In the context of data pipelines and data integration, process isolation means that every data connector for every customer is separated at a low level, ensuring utmost security and reliability.

Security and reliability

Well-written software should prevent data from separate instances from becoming mixed up and cross-contaminated, but hacks and programming bugs can, in theory, cause such problems. Process isolation entirely forestalls this possibility.

Process isolation guarantees security in two ways. First, different customers use separate processes, preventing one customer from accidentally receiving another’s data even if both happen to use the same machine.

Second, process isolation offers security from the standpoint of data governance. For each customer, process isolation for each connector also prevents data mixups between connectors. When customers set fine-grained access permissions to each connector, process isolation guarantees that the data flowing through each connector is only accessible to the appropriate parties.

Assigning exclusive memory segments to each connector also promotes reliability. Crashes that result from bugs or memory shortages will only halt a single instance of a connector, without affecting others. This lowers the overall failure rate. It also makes it easier to identify and fix the exact source of a failure, and means that only the failed connector needs to be rebooted.

Challenges posed by process isolation

By default, operating systems do not limit the number of processes spawned or their memory usage. However, as usage grows, the machine can run out of memory, and some or all of the processes will die. Since processes are not restricted from reserving unallocated memory, one process can easily hoard enough memory to starve and shut down other processes.

Without process isolation, it’s impossible to impose granular control over memory consumption at the connector level in the data pipeline. By contrast, assigning each connector to a separate process allows us to ration memory usage for each process. This, combined with limits on the number of processes spawned, ensures that the total system memory is never exceeded.

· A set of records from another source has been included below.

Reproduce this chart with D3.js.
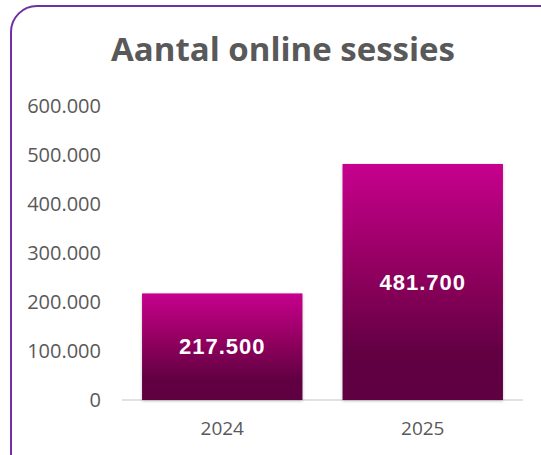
<!DOCTYPE html>
<html><head><meta charset="utf-8">
<script src="https://cdn.jsdelivr.net/npm/d3@7"></script>
<style>html,body{margin:0;padding:0;background:#fff;}svg{display:block;}</style>
</head><body>
<script>
const categories = ["2024", "2025"];
const values = [217500, 481700];
const yTicks = [0, 100000, 200000, 300000, 400000, 500000, 600000];
const title = "Aantal online sessies";

const W = 541, H = 455;
const nl = d3.formatLocale({decimal: ",", thousands: ".", grouping: [3], currency: ["€", ""]});
const fmt = nl.format(",.0f");

const svg = d3.select("body").append("svg").attr("width", W).attr("height", H);
const defs = svg.append("defs");
const grad = defs.append("linearGradient").attr("id", "barGrad").attr("x1", 0).attr("y1", 0).attr("x2", 0).attr("y2", 1);
grad.append("stop").attr("offset", "0%").attr("stop-color", "#c7008e");
grad.append("stop").attr("offset", "45%").attr("stop-color", "#91005f");
grad.append("stop").attr("offset", "80%").attr("stop-color", "#620043");
grad.append("stop").attr("offset", "100%").attr("stop-color", "#5e0041");
const filt = defs.append("filter").attr("id", "shadow").attr("x", "-10%").attr("y", "-10%").attr("width", "120%").attr("height", "120%");
filt.append("feDropShadow").attr("dx", 0).attr("dy", 1).attr("stdDeviation", 1.5).attr("flood-color", "#000").attr("flood-opacity", 0.25);

// border
svg.append("rect").attr("x", 11).attr("y", 6).attr("width", 560).attr("height", 480)
  .attr("rx", 26).attr("ry", 26).attr("fill", "none").attr("stroke", "#7030a0").attr("stroke-width", 2);

svg.append("text").attr("x", 283).attr("y", 61).attr("text-anchor", "middle")
  .attr("font-family", "'Open Sans', sans-serif").attr("font-weight", "bold")
  .attr("font-size", 33).attr("fill", "#595959").text(title);

const x = d3.scaleBand().domain(categories).range([122, 523]).paddingInner(0.2).paddingOuter(0.1);
const y = d3.scaleLinear().domain([0, 600000]).range([400, 106]);

const yAxis = svg.append("g").attr("transform", "translate(101,0)")
  .call(d3.axisLeft(y).tickValues(yTicks).tickFormat(fmt).tickSize(0).tickPadding(0));
yAxis.select(".domain").remove();
yAxis.selectAll("text").attr("font-family", "'Open Sans', sans-serif").attr("font-size", 20).attr("fill", "#595959");

svg.append("line").attr("x1", 122).attr("x2", 523).attr("y1", y(0)).attr("y2", y(0))
  .attr("stroke", "#d9d9d9").attr("stroke-width", 1.5);

svg.selectAll("rect.bar").data(values).enter().append("rect").attr("class", "bar")
  .attr("x", (d, i) => x(categories[i])).attr("width", x.bandwidth())
  .attr("y", d => y(d)).attr("height", d => y(0) - y(d))
  .attr("fill", "url(#barGrad)").attr("filter", "url(#shadow)");

svg.selectAll("text.val").data(values).enter().append("text").attr("class", "val")
  .attr("x", (d, i) => x(categories[i]) + x.bandwidth() / 2)
  .attr("y", d => (y(d) + y(0)) / 2).attr("dy", "0.35em").attr("text-anchor", "middle")
  .attr("font-family", "'Liberation Sans', Arial, sans-serif").attr("font-weight", "bold")
  .attr("font-size", 22).attr("letter-spacing", 1).attr("fill", "#fff").text(d => fmt(d));

const xAxis = svg.append("g").attr("transform", `translate(0,${y(0)})`)
  .call(d3.axisBottom(x).tickSize(0).tickPadding(22));
xAxis.select(".domain").remove();
xAxis.selectAll("text").attr("font-family", "'Open Sans', sans-serif").attr("font-size", 19).attr("fill", "#595959");
</script>
</body></html>
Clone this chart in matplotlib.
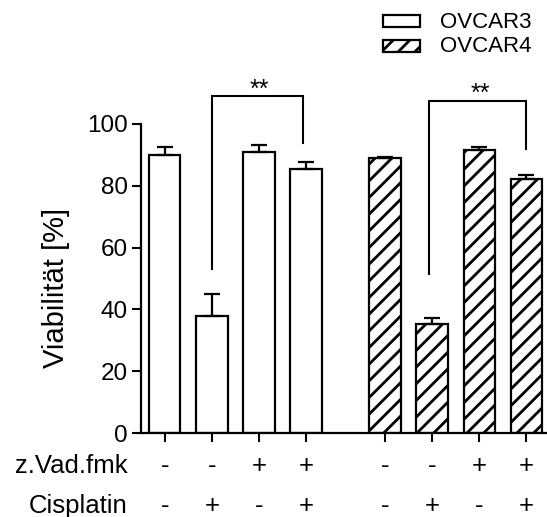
import matplotlib
matplotlib.use("Agg")
import matplotlib.pyplot as plt
from matplotlib.patches import Rectangle
from matplotlib.transforms import blended_transform_factory

plt.rcParams['font.family'] = ['Liberation Sans', 'DejaVu Sans']
plt.rcParams['hatch.linewidth'] = 2.0

# Data
series_names = ["OVCAR3", "OVCAR4"]
ovcar3_mean = [90.0, 37.9, 91.0, 85.5]
ovcar3_err = [2.5, 7.2, 2.1, 2.3]
ovcar4_mean = [88.9, 35.4, 91.7, 82.1]
ovcar4_err = [0.3, 1.8, 1.0, 1.4]
zvad_labels = ["-", "-", "+", "+"]
cis_labels = ["-", "+", "-", "+"]
yticks = [0, 20, 40, 60, 80, 100]

W, H = 547, 517
fig = plt.figure(figsize=(W / 100, H / 100), dpi=100)
ax = fig.add_axes([141 / W, (H - 433) / H, (W - 141) / W, (433 - 124) / H])

x3 = [0, 1, 2, 3]
x4 = [4.67 + i for i in range(4)]
bw = 0.665

ax.bar(x3, ovcar3_mean, width=bw, color="white", edgecolor="black", linewidth=1.6, zorder=2)
ax.bar(x4, ovcar4_mean, width=bw, color="white", edgecolor="black", linewidth=1.6,
       hatch="//", zorder=2)
for xs, m, e in [(x3, ovcar3_mean, ovcar3_err), (x4, ovcar4_mean, ovcar4_err)]:
    ax.errorbar(xs, m, yerr=[[0] * len(e), e], fmt="none", ecolor="black",
                elinewidth=1.6, capsize=6, capthick=1.6, zorder=3)

ax.set_xlim(-0.503, 8.108)
ax.set_ylim(0, 100)
ax.set_yticks(yticks)
ax.set_xticks(x3 + x4)
ax.set_xticklabels([])
ax.tick_params(axis="both", direction="out", length=6.5, width=1.5, color="black")
ax.tick_params(axis="y", labelsize=17.5, pad=3)
for s in ["top", "right"]:
    ax.spines[s].set_visible(False)
for s in ["left", "bottom"]:
    ax.spines[s].set_linewidth(1.6)

fig.text(56 / W, 1 - 288 / H, "Viabilität [%]", rotation=90, ha="center", va="center",
         fontsize=21)

# Significance brackets
def bracket(x0, x1, y, yl, yr, xs, ys):
    ax.plot([x0, x0, x1, x1], [yl, y, y, yr], color="black", lw=1.5,
            clip_on=False, solid_joinstyle="miter")
    ax.text(xs, ys, "**", ha="center", va="center", fontsize=18, clip_on=False)

bracket(1.0, 2.93, 109.2, 53.0, 93.7, 2.0, 111.2)
bracket(5.60, 7.67, 107.4, 51.3, 91.9, 6.69, 109.8)

# Treatment rows under the axis
tr = blended_transform_factory(ax.transData, fig.transFigure)
rows = [("z.Vad.fmk", zvad_labels, 473), ("Cisplatin", cis_labels, 513)]
for name, labels, base in rows:
    fig.text(128 / W, 1 - base / H, name, ha="right", va="baseline", fontsize=18.5)
    for xi, lab in zip(x3 + x4, labels + labels):
        ax.text(xi, 1 - base / H, lab, transform=tr, ha="center", va="baseline",
                fontsize=18.5)

# Legend
for i, (name, hatch) in enumerate(zip(series_names, [None, "//"])):
    top = 15 + 25 * i
    rect = Rectangle((383 / W, 1 - (top + 12) / H), 37 / W, 12 / H, transform=fig.transFigure,
                     facecolor="white", edgecolor="black", linewidth=1.6, hatch=hatch)
    fig.patches.append(rect)
    fig.text(440 / W, 1 - (top + 7) / H, name, ha="left", va="center", fontsize=16)

fig.savefig("out.png", dpi=100)
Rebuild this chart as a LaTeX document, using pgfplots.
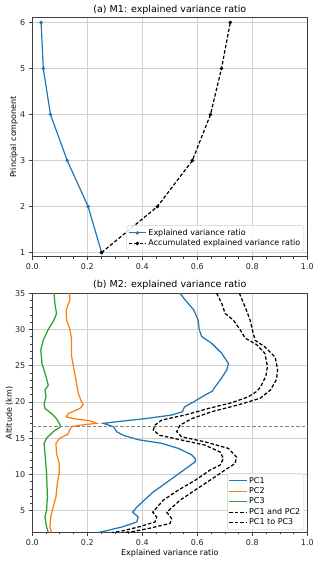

Determining the correct allocation of memory is difficult because the size of data syncs can be highly unpredictable. If a data pipeline allocates memory based on typical memory usage, a significant number of syncs will fail because memory is under-allocated, while memory is often over-allocated for those that do succeed.

Specifically, under-allocating memory will cause out-of-memory failures, ensuring the total stoppage of a particular process, while over-allocating memory earmarks resources that are never used:

In order to ensure that syncs virtually always succeed, the only practical solution is to generously over-allocate memory. Ultimately, this means fewer processes per machine, purchasing additional machines, and accepting that there will be wasted and underutilized capacity.

Generously over-allocating memory still raises the question of precisely how much to over-allocate. With experience, it is possible to predict a range of practical values for different data sources, but there is no accounting for extreme edge cases with abnormally large values. Fields in databases can, without warning, contain gigabyte-scale values in JSON or binary fields. Large values can not only cause out-of-memory failures but also be refused by destinations that enforce limits on the size of fields.

There is no question that process isolation is essential to security and reliability. The chief remaining challenge is wastefulness, and its solution fundamentally depends on forecasting the right allocation of memory for every process.